Trois contre-ténors se partagent les rôles d’Apollon, Mars et Mercure, adaptant chacun leur tessiture aux personnages. Ainsi les aigus de Jake Arditti se colorent-ils d’une certaine aigreur volontaire pour incarner le moralisateur Apollon. Mars, sous les traits de Christopher Lowrey, ponctue de beaux trilles son amertume renforcée par un jeu d’acteur convaincant. Rupert Enticknap (Mercure) assure des montées et une diction efficaces, une insistance précise sur certaines syllabes lorsqu’il commente le comportement d’Apollon rétif à toute étreinte.

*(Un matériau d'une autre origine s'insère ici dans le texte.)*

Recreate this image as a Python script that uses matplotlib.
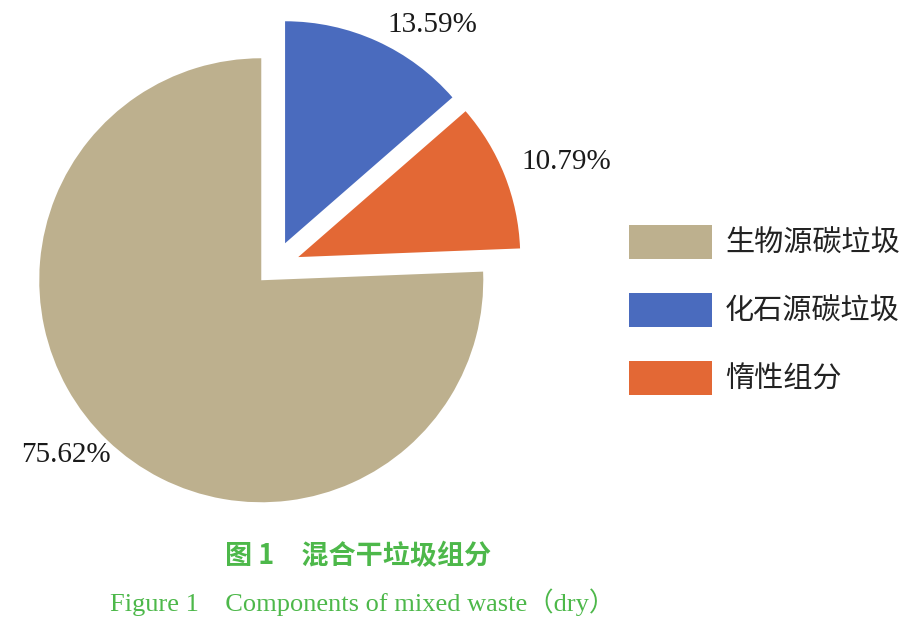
import matplotlib
matplotlib.use("Agg")
import matplotlib.pyplot as plt

# ---- Data ----
labels = ["生物源碳垃圾", "化石源碳垃圾", "惰性组分"]
shares = [75.62, 13.59, 10.79]
colors = ["#BDB08E", "#4A6BBE", "#E36835"]
explode = [0.086, 0.115, 0.115]

plt.rcParams["font.family"] = ["Noto Sans CJK SC", "DejaVu Sans"]

# pie geometry in pixels (radius, center) used to place the axes
R = 222.0
CX, CY = 274.5, 266.5

fig = plt.figure(figsize=(9.06, 6.31), dpi=100)
ax = fig.add_axes([0, 111 / 631, 540 / 906, 520 / 631])

# start so that the blue wedge begins at 12 o'clock, going clockwise
start = 90 + 360 * shares[0] / sum(shares)
wedges, _ = ax.pie(shares, colors=colors, explode=explode, startangle=start,
                   counterclock=False, radius=1.0)
ax.set_aspect("auto")
ax.set_xlim(-CX / R, (540 - CX) / R)
ax.set_ylim(-(520 - CY) / R, CY / R)
ax.axis("off")

# ---- Percent labels (pixel positions from the figure) ----
label_px = [(66, 455), (432, 25), (566, 162)]
for (px, py), v in zip(label_px, shares):
    ax.text((px - CX) / R, (CY - py) / R, f"{v:.2f}%", ha="center", va="center",
            fontsize=21, family="Liberation Serif", color="#1a1a1a")

# ---- Legend ----
leg = fig.legend(wedges, labels, loc="upper left",
                 bbox_to_anchor=(629 / 906, 1 - 225 / 631),
                 frameon=False, handlelength=2.84, handleheight=1.44,
                 labelspacing=1.15, handletextpad=0.45,
                 borderpad=0, borderaxespad=0,
                 prop={"family": "Noto Sans CJK SC", "size": 21, "weight": "light"})
for t in leg.get_texts():
    t.set_color("#222222")

# ---- Caption ----
green = "#4DB84A"
fig.text(358 / 906, 1 - 556 / 631, "图 1　混合干垃圾组分", ha="center", va="center",
         fontsize=19.5, color=green, fontweight="bold")
fig.text(363 / 906, 1 - 602 / 631, "Figure 1　Components of mixed waste（dry）",
         ha="center", va="center", fontsize=19, color=green,
         family=["Liberation Serif", "Noto Sans CJK SC"])

fig.savefig("out.png", dpi=100)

Au ténor Carlo Allemano revient le rôle de Jupiter, charismatique par la portée, la tenue des aigus longue et sans faiblesse. L’autre ténor, Stuart Jackson, pousse à merveille le portrait de Neptune, ses aigus s’adaptant à la puérilité du personnage. Son inséparable mais néanmoins rival frère Pluton, le baryton André Morsch, fait retentir de beaux graves et des trilles efficaces lorsqu’il ouvre enfin les yeux sur Diane et l’accepte. Enfin Saturne, porté par le baryton-basse Arnaud Richard, est certainement celui dont la caractérisation physique est le plus en opposition avec le chant, tant le vieillard affaibli porte par de puissants graves la voix de la sagesse.
Christophe Rousset dirige clavecins, lirone (proche de la viole de gambe) et autres flûtes à bec des Talens Lyriques par une battue aérienne. La fluidité générale de l’ouverture construit des couleurs intenses mais quelque peu réduites ensuite, par un ancrage plus précis sur tel ou tel instrument. Le clavecin illustre et accompagne ainsi les récitatifs avec légèreté, le lirone soutient efficacement le timbre de Pluton, la flûte virevoltante inscrit le livret dans sa légèreté thématique.
La galerie de personnages hauts en couleur de la mise en scène et la redécouverte de la partition de Giovanni Legrenzi assurent une longue ovation à l’ensemble du plateau vocal ainsi qu’à Jetske Mijnssen, au chef et à l’ensemble.